Same credit bear market. Different day.
In today’s episode of the collapsing global credit bubble, we find American financial stock Morgan Stanley (NYSE:MS) taking a US$10 billion loss and selling 10% of its equity to the Chinese Investment Corporation for US$5 billion.
Brother, can you spare some capital so our balance sheet meets Basel II requirements?
Let’s just be clear about what’s happening. Investment banks, brokerages, and financial stocks are taking losses. But in order to retain required capital levels, they are selling pieces of themself off to cashed-up lenders (mostly sovereign wealth funds). The new shareholders now have a claim on future profits, should the financials turn it around and start making money again, instead of losing it.
If you had a few billion dollars would you sink it in a financial firm in exchange for equity? Or would you buy a chunk of Fortescue Metals (ASX:FMG)? Andrew Forrest’s little iron ore start up has found another 700 million tonnes of iron ore in the Pilbara (where the stuff is apparently just laying around).

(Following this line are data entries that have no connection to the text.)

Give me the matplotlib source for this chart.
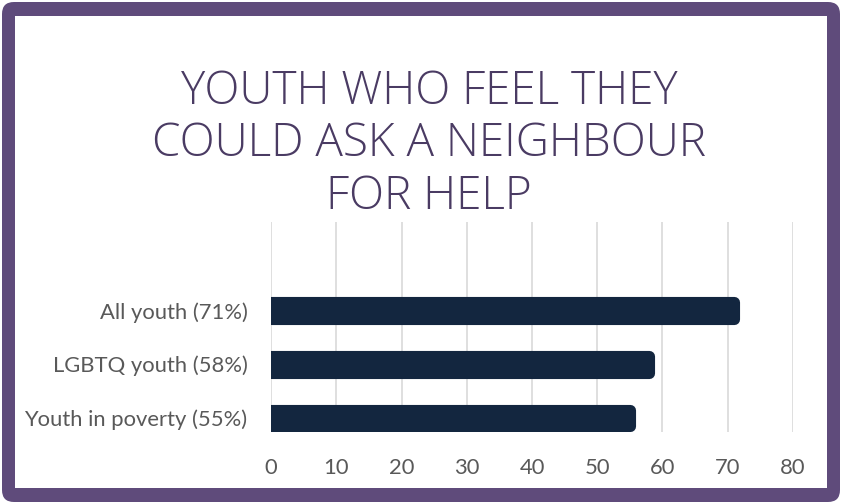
import matplotlib.pyplot as plt
from matplotlib.patches import FancyBboxPatch, Rectangle

# Survey results
groups = ["Youth in poverty", "LGBTQ youth", "All youth"]
percent = [55, 58, 71]
x_ticks = [0, 10, 20, 30, 40, 50, 60, 70, 80]
title = "YOUTH WHO FEEL THEY\nCOULD ASK A NEIGHBOUR\nFOR HELP"

W, H = 842, 504
fig = plt.figure(figsize=(W / 100, H / 100), dpi=100, facecolor="white")

# purple frame with rounded outer corners, white panel inside
frame = FancyBboxPatch((2, 2), W - 4, H - 4, boxstyle="round,pad=0,rounding_size=12",
                       transform=None, facecolor="#5f4b7b", edgecolor="none", zorder=-3)
fig.add_artist(frame)
panel = Rectangle((15 / W, 16 / H), (827 - 15) / W, (488 - 16) / H,
                  transform=fig.transFigure, facecolor="white", edgecolor="none", zorder=-2)
fig.add_artist(panel)

ax = fig.add_axes([271 / W, (H - 432) / H, (793 - 271) / W, (432 - 222) / H])
ax.set_facecolor("none")

labels = [f"{g} ({p}%)" for g, p in zip(groups, percent)]
pos = range(len(groups))
bars = ax.barh(pos, percent, height=0.31, color="#13263f", edgecolor="#13263f",
               linewidth=8, zorder=3)
for b in bars:
    b.set_joinstyle("round")

ax.set_xlim(0, 80)
ax.set_ylim(-0.26, 3.64)
ax.set_xticks(x_ticks)
ax.set_yticks(list(pos))
ax.set_yticklabels(labels)
ax.grid(axis="x", color="#d9d9d9", linewidth=1.2, zorder=0)
for s in ax.spines.values():
    s.set_visible(False)
ax.tick_params(axis="both", length=0, labelsize=15.8, labelcolor="#595959")
ax.tick_params(axis="y", pad=17)
ax.tick_params(axis="x", pad=19)
for t in ax.get_xticklabels() + ax.get_yticklabels():
    t.set_fontfamily("Lato")

fig.text(429 / W, 1 - 69 / H, title, ha="center", va="top", multialignment="center",
         fontsize=33, fontfamily="Open Sans", fontweight="light", color="#4a3b63",
         linespacing=1.18)

fig.savefig("out.png", dpi=100)
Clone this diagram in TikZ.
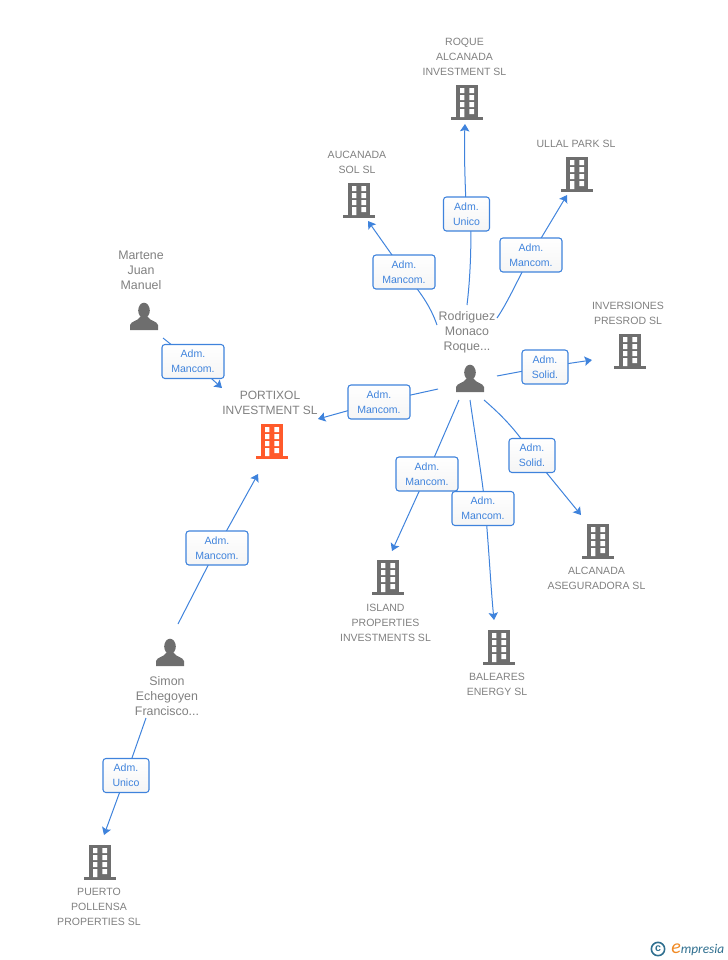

One of the reasons all that ore is lying around and not on its way to China already is that BHP (ASX:BHP) and RIO (ASX:RIO) own all the rail lines out West. And they certainly don’t have an interest in sharing that infrastructure with up-and-coming players, do they?
A new government program should solve the problem. It’s an office called “Infrastructure Australia”. Today’s Australian reports that, “Infrastructure Australia can’t come soon enough. Port bottlenecks, poor rail infrastructure and roads that need networking and repairing are just a few of the problems facing Australia and hurting economic growth. The Business Council of Australia estimates that Australia has an infrastructure deficit of AU$90 billion…the infrastructure backlog is costing the country about AU$6.4 billion a year in lost production. “
Appellation is the first step in characterisation, Professor Zapatka used to say. What you call something is important. Names define things. An “infrastructure deficit” is a good name, if you want a new government program.
But politics aside, the investment angle here is simple. Follow the money. If the government is spending, who is cashing the cheques? Follow the money…
“The construction boom is forecast to increase 10.8 per cent in 2008 and 7.4 per cent in 2009, largely underwritten by infrastructure projects and mining-related construction, particularly road, which is estimated to rise 15.4 per cent, rail projects to jump 22.2 per cent, water supply projects at 24.8 per cent, electricity generation and supply at 19.3 per cent and telecommunications at 15.1 per cent. “
There are plenty of infrastructure funds to choose from. But there are plenty of stocks to look at too. It’s not rocket science. As always, avoid companies with debt—especially these days.